Solves the proof of work (POW) for registration using multiprocessing.

  • subtensor
  • wallet: Wallet to use for registration.
  • netuid: The netuid of the subnet to register to.
  • output_in_place: If true, prints the status in place. Otherwise, prints the status on a new line.
  • num_processes: Number of processes to use.
  • update_interval: Number of nonces to solve before updating block information.
  • n_samples: The number of samples of the hash_rate to keep for the EWMA.
  • alpha_: The alpha for the EWMA for the hash_rate calculation.
  • log_verbose: If true, prints more verbose logging of the registration metrics.

_get_block_with_retry()

Gets the current block number, difficulty, and block hash from the substrate node with retry logic.
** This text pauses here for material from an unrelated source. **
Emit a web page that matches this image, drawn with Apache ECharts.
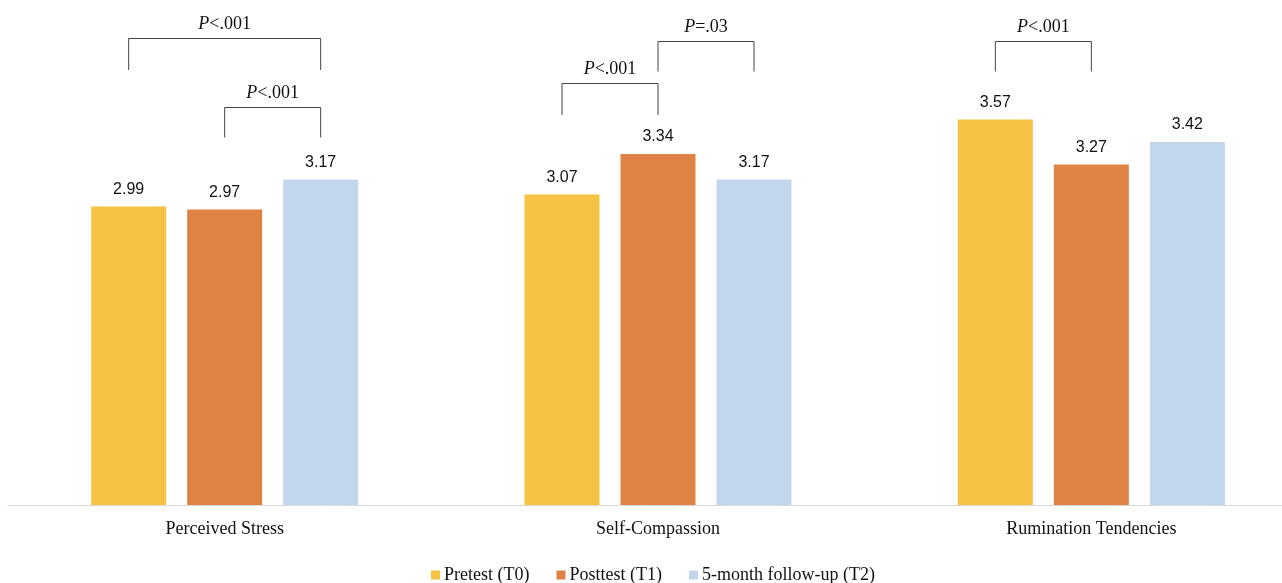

  • subtensor: The subtensor object to use to get the block number, difficulty, and block hash.
  • netuid: The netuid of the network to get the block number, difficulty, and block hash from.

_UsingSpawnStartMethod

Context manager for switching the multiprocessing start method to 'spawn' temporarily.

  • force: If true, force the start method to be set to 'spawn'.

_check_for_newest_block_and_update()

Checks for a new block and updates the current block information if a new block is found.

  • subtensor: The subtensor object to use for getting the current block.
  • netuid: The netuid to use for retrieving the difficulty.
  • old_block_number: The old block number to check against.
  • hotkey_bytes: The bytes of the hotkey's pubkey.
  • curr_diff: The current difficulty as a multiprocessing array.
  • curr_block: Where the current block is stored as a multiprocessing array.
  • curr_block_num: Where the current block number is stored as a multiprocessing value.
  • update_curr_block: A function that updates the current block.
  • check_block: A multiprocessing lock that is used to check for a new block.
  • solvers: A list of solvers to update the current block for.
  • curr_stats: The current registration statistics to update.
  1. _solve_for_difficulty_fast_cuda:

    • This function solves the registration process quickly using CUDA (Compute Unified Device Architecture) which is a parallel computing platform and application programming interface (API) model created by NVIDIA.
    • It takes several parameters including subtensor, wallet, netuid, output_in_place, update_interval, TPB (Threads per block), dev_id (CUDA device ID), n_samples, alpha_ (alpha for EWMA), and log_verbose.
    • The function sets up multiprocessing with shared memory, creates a worker for each CUDA device, starts the solver processes, checks for new blocks, and updates the hash rate and registration statistics.
    • If a solution is found or the wallet is already registered, the function stops the solver processes, terminates the workers, and returns the solution.
  2. _terminate_workers_and_wait_for_exit:

    • This function takes a list of worker processes as input.
    • It terminates each worker process and waits for them to exit using the join() method.
  3. create_pow:

    • This function creates a proof of work for the given subtensor and wallet.
    • It takes several parameters including subtensor, wallet, netuid, output_in_place, cuda, dev_id, tpb (Threads per block), num_processes, update_interval, and log_verbose.
    • If the cuda parameter is True, the function uses the _solve_for_difficulty_fast_cuda function; otherwise, it uses the _solve_for_difficulty_fast function to find a solution.
    • The function returns the proof of work solution or None if the wallet is already registered or there is a different error.
    • It raises a ValueError if the subnet does not exist.